Crash-resilient checkpointing follows these additional rules:

  • Snapshot data is opaque. Treat the output of checkpoint.to_dict() as a black box — do not modify it between persist and resume.
  • EventLoopMetrics resets on each resume call. If you need aggregate metrics across a durable run, accumulate them yourself at the persistence layer.
  • BeforeInvocationEvent and AfterInvocationEvent fire on every resume call, matching interrupt semantics. Hooks counting invocations will see each resume as a separate invocation.
  • Streaming callbacks do not re-emit on replay. Only the post-resume cycle streams to the callback handler.

Checkpointing is experimental and has the following limitations in its current form:

  • At after_tools, result.message is the assistant message that requested the tools. Tool results live inside checkpoint.snapshot and are restored on resume.
  • OpenAIResponsesModel(stateful=True) is not supported. The server-side response_id is not captured in the snapshot.
  • Per-tool granularity within a single cycle is not supported. Checkpoints operate at cycle boundaries; if a cycle contains multiple tools and one crashes mid-execution, the entire cycle re-runs on resume. For true per-tool durability, use a custom ToolExecutor that routes each tool to a separate durable activity.

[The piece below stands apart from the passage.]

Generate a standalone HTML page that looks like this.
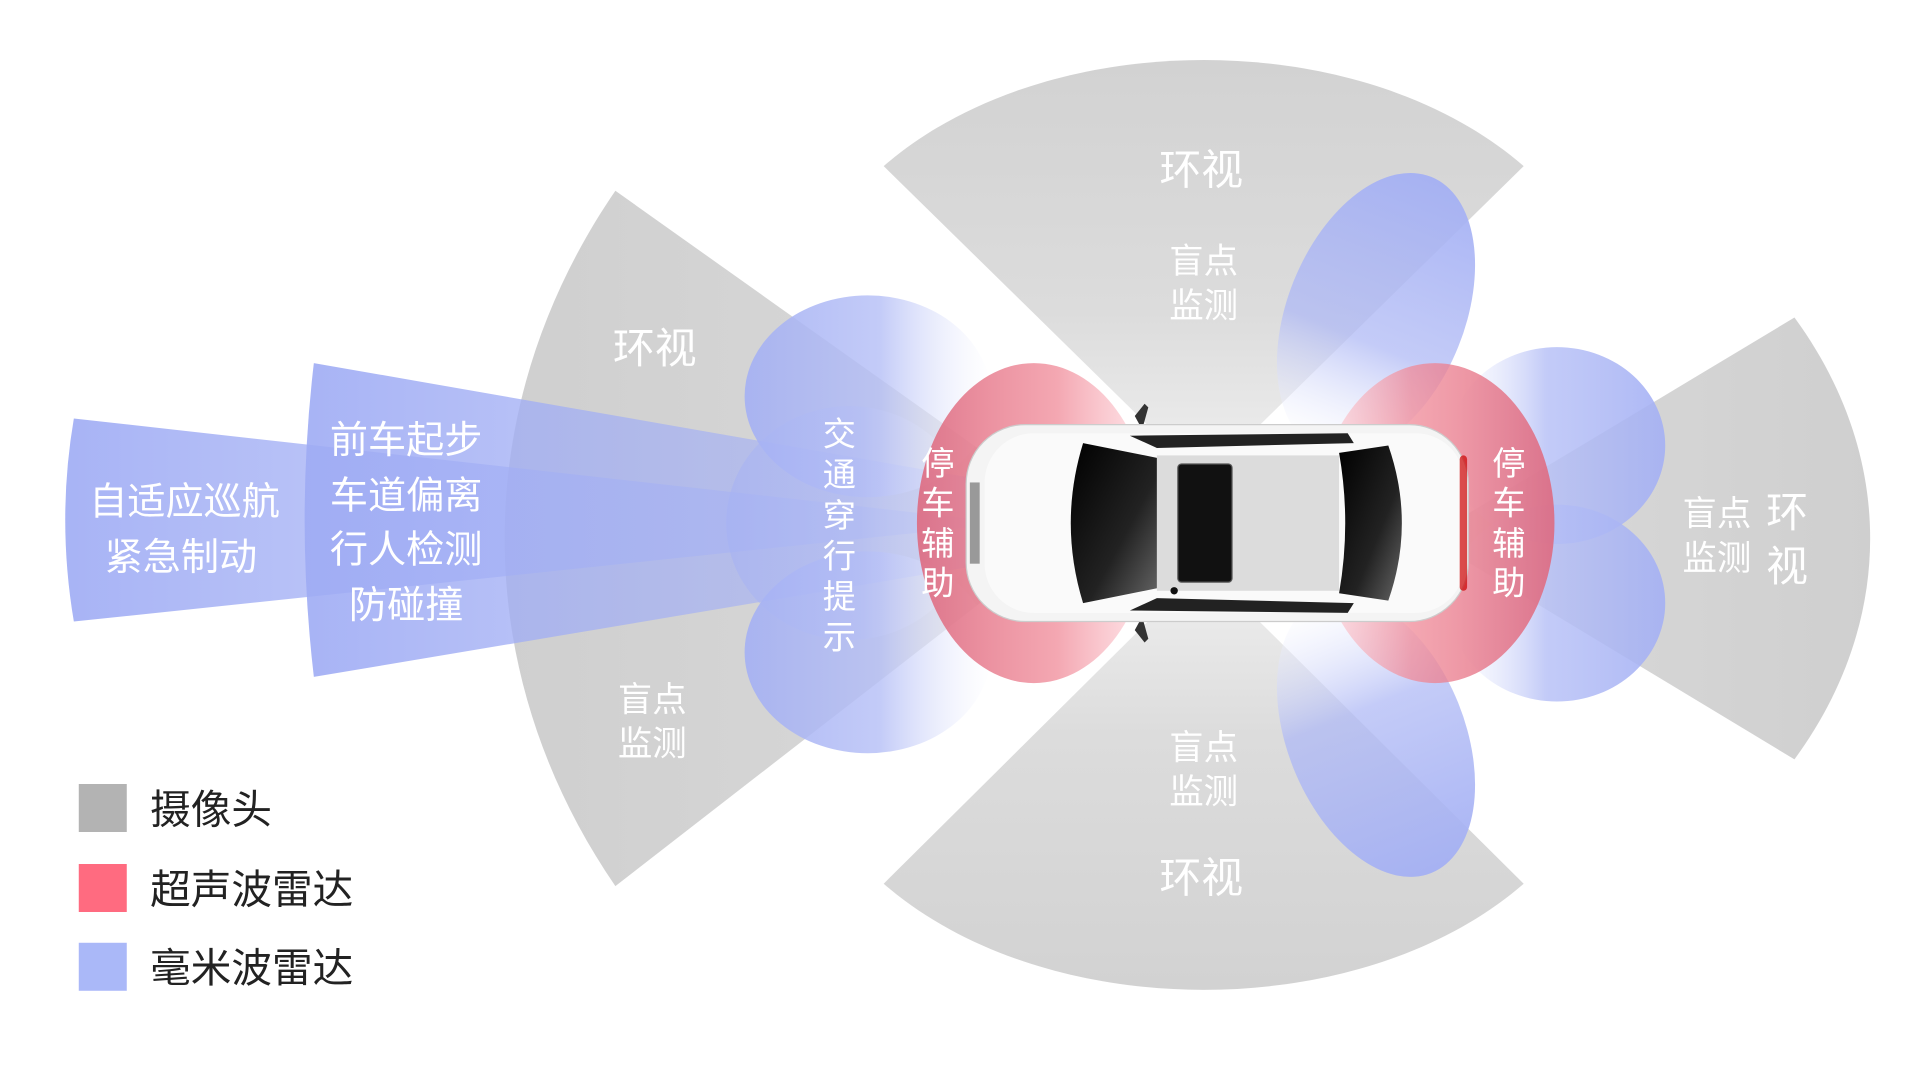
<!DOCTYPE html>
<html><head><meta charset="utf-8"><style>
html,body{margin:0;padding:0;background:#fff;width:1920px;height:1080px;overflow:hidden}
svg{display:block}
text{font-family:"Liberation Sans","Noto Sans CJK SC",sans-serif;fill:#fff}
</style></head><body>
<svg width="1920" height="1080" viewBox="0 0 1560 877.5" xmlns="http://www.w3.org/2000/svg">
<defs>
<linearGradient id="gT" x1="0" y1="0" x2="0" y2="1"><stop offset="0" stop-color="#d2d2d2"/><stop offset="0.6" stop-color="#dcdcdc"/><stop offset="1" stop-color="#f0f0f0"/></linearGradient>
<linearGradient id="gB" x1="0" y1="1" x2="0" y2="0"><stop offset="0" stop-color="#d2d2d2"/><stop offset="0.6" stop-color="#dcdcdc"/><stop offset="1" stop-color="#f0f0f0"/></linearGradient>
<linearGradient id="gL" x1="0" y1="0" x2="1" y2="0"><stop offset="0" stop-color="#cfcfcf"/><stop offset="0.6" stop-color="#d6d6d6"/><stop offset="1" stop-color="#ececec"/></linearGradient>
<linearGradient id="gR" x1="1" y1="0" x2="0" y2="0"><stop offset="0" stop-color="#cfcfcf"/><stop offset="0.6" stop-color="#d6d6d6"/><stop offset="1" stop-color="#ececec"/></linearGradient>
<linearGradient id="bL" x1="0" y1="0" x2="1" y2="0"><stop offset="0" stop-color="#9eabf4" stop-opacity="0.9"/><stop offset="1" stop-color="#aab6f6" stop-opacity="0.35"/></linearGradient>
<linearGradient id="bF" x1="0" y1="0" x2="1" y2="0"><stop offset="0" stop-color="#a4b0f4" stop-opacity="0.9"/><stop offset="0.55" stop-color="#b4bef6" stop-opacity="0.8"/><stop offset="1" stop-color="#ffffff" stop-opacity="0.3"/></linearGradient>
<linearGradient id="bR" x1="1" y1="0" x2="0" y2="0"><stop offset="0" stop-color="#a4b0f4" stop-opacity="0.9"/><stop offset="0.55" stop-color="#b4bef6" stop-opacity="0.8"/><stop offset="1" stop-color="#ffffff" stop-opacity="0.3"/></linearGradient>
<linearGradient id="bS" x1="0" y1="0" x2="0" y2="1"><stop offset="0" stop-color="#a4b0f4" stop-opacity="0.95"/><stop offset="0.6" stop-color="#b0baf5" stop-opacity="0.75"/><stop offset="1" stop-color="#ffffff" stop-opacity="0.3"/></linearGradient>
<linearGradient id="bS2" x1="0" y1="1" x2="0" y2="0"><stop offset="0" stop-color="#a4b0f4" stop-opacity="0.95"/><stop offset="0.6" stop-color="#b0baf5" stop-opacity="0.75"/><stop offset="1" stop-color="#ffffff" stop-opacity="0.3"/></linearGradient>
<linearGradient id="rF" x1="0" y1="0" x2="1" y2="0"><stop offset="0" stop-color="#de6a80" stop-opacity="0.9"/><stop offset="0.6" stop-color="#f08a98" stop-opacity="0.75"/><stop offset="1" stop-color="#ffd6dc" stop-opacity="0.6"/></linearGradient>
<linearGradient id="rR" x1="1" y1="0" x2="0" y2="0"><stop offset="0" stop-color="#de6a80" stop-opacity="0.9"/><stop offset="0.6" stop-color="#f08a98" stop-opacity="0.75"/><stop offset="1" stop-color="#ffd6dc" stop-opacity="0.6"/></linearGradient>
<linearGradient id="glass" x1="0" y1="0" x2="1" y2="1"><stop offset="0" stop-color="#000"/><stop offset="0.6" stop-color="#222"/><stop offset="1" stop-color="#666"/></linearGradient>
</defs>

<!-- camera sectors -->
<path d="M978,390 L718,135 C850,20 1106,20 1238,135 Z" fill="url(#gT)"/>
<path d="M978,460 L718,718 C850,833 1106,833 1238,718 Z" fill="url(#gB)"/>
<path d="M880,425 L500,155 C380,330 380,545 500,720 Z" fill="url(#gL)"/>
<path d="M1160,437 L1458,258 C1540,370 1540,505 1458,617 Z" fill="url(#gR)"/>

<!-- long radar beams -->
<path d="M60,340 L820,425 L60,505 Q46,422 60,340 Z" fill="url(#bL)"/>
<path d="M255,295 L1000,425 L255,550 Q240,422 255,295 Z" fill="url(#bL)"/>

<!-- front lobes -->
<ellipse cx="705" cy="322" rx="100" ry="82" fill="url(#bF)"/>
<ellipse cx="705" cy="530" rx="100" ry="82" fill="url(#bF)"/>
<ellipse cx="690" cy="425" rx="100" ry="95" fill="url(#bF)" opacity="0.6"/>
<!-- rear lobes -->
<ellipse cx="1265" cy="362" rx="88" ry="80" fill="url(#bR)"/>
<ellipse cx="1265" cy="490" rx="88" ry="80" fill="url(#bR)"/>
<!-- side lobes -->
<ellipse cx="1118" cy="255" rx="72" ry="120" transform="rotate(22 1118 255)" fill="url(#bS)"/>
<ellipse cx="1118" cy="598" rx="72" ry="120" transform="rotate(-22 1118 598)" fill="url(#bS2)"/>

<!-- ultrasonic -->
<ellipse cx="840" cy="425" rx="95" ry="130" fill="url(#rF)"/>
<ellipse cx="1166" cy="425" rx="97" ry="130" fill="url(#rR)"/>

<!-- car -->
<g>
<path d="M922,338 l8,-10 l3,3 l-5,18 z" fill="#333"/>
<path d="M922,512 l8,10 l3,-3 l-5,-18 z" fill="#333"/>
<rect x="785" y="345" width="408" height="160" rx="48" fill="#f4f4f4" stroke="#ccc"/>
<rect x="800" y="352" width="390" height="146" rx="40" fill="#fafafa"/>
<path d="M880,360 L940,372 L940,478 L880,490 Q860,425 880,360 Z" fill="url(#glass)"/>
<rect x="940" y="370" width="148" height="110" fill="#dcdcdc"/>
<rect x="957" y="377" width="44" height="96" rx="3" fill="#111" stroke="#555"/>
<path d="M1088,368 L1128,362 Q1150,425 1128,488 L1088,482 Q1098,425 1088,368 Z" fill="url(#glass)"/>
<path d="M918,354 L1095,352 L1100,360 L940,364 Z" fill="#222"/>
<path d="M918,496 L1095,498 L1100,490 L940,486 Z" fill="#222"/>
<rect x="788" y="392" width="8" height="66" fill="#999"/>
<rect x="1186" y="370" width="6" height="110" rx="3" fill="#c00" opacity="0.7"/>
<circle cx="954" cy="480" r="3" fill="#111"/>
</g>

<!-- labels -->
<g font-size="34" text-anchor="middle">
<text x="976" y="150">环视</text>
<text x="976" y="725">环视</text>
<text x="532" y="295">环视</text>
</g>
<g font-size="28" text-anchor="middle">
<text x="978" y="222">盲点</text><text x="978" y="258">监测</text>
<text x="978" y="617">盲点</text><text x="978" y="653">监测</text>
<text x="530" y="578">盲点</text><text x="530" y="614">监测</text>
<text x="1395" y="427">盲点</text><text x="1395" y="463">监测</text>
</g>
<g font-size="34" text-anchor="middle">
<text x="1452" y="428">环</text><text x="1452" y="472">视</text>
</g>
<g font-size="31" text-anchor="middle">
<text x="150" y="418">自适应巡航</text>
<text x="147" y="463">紧急制动</text>
<text x="330" y="368">前车起步</text>
<text x="330" y="413">车道偏离</text>
<text x="330" y="457">行人检测</text>
<text x="330" y="502">防碰撞</text>
</g>
<g font-size="27" text-anchor="middle">
<text x="682" y="362">交</text><text x="682" y="395">通</text><text x="682" y="428">穿</text>
<text x="682" y="461">行</text><text x="682" y="494">提</text><text x="682" y="527">示</text>
<text x="762" y="386">停</text><text x="762" y="418">车</text><text x="762" y="451">辅</text><text x="762" y="483">助</text>
<text x="1226" y="386">停</text><text x="1226" y="418">车</text><text x="1226" y="451">辅</text><text x="1226" y="483">助</text>
</g>

<!-- legend -->
<rect x="64" y="637" width="39" height="39" fill="#b3b3b3"/>
<rect x="64" y="702" width="39" height="39" fill="#ff6b80"/>
<rect x="64" y="766" width="39" height="39" fill="#aab8f8"/>
<g font-size="33" style="fill:#222">
<text x="122" y="669" style="fill:#222">摄像头</text>
<text x="122" y="734" style="fill:#222">超声波雷达</text>
<text x="122" y="798" style="fill:#222">毫米波雷达</text>
</g>
</svg>
</body></html>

Checkpointing composes with the interrupt system. An agent can use both in the same run: interrupts handle human-in-the-loop pauses, checkpoints handle worker-level durability. When both would fire in the same cycle, interrupts take precedence — the agent returns stop_reason="interrupt" and the after_tools checkpoint for that cycle is not emitted. Once all interrupts are resolved, the agent resumes normally and the next cycle can emit a checkpoint as usual.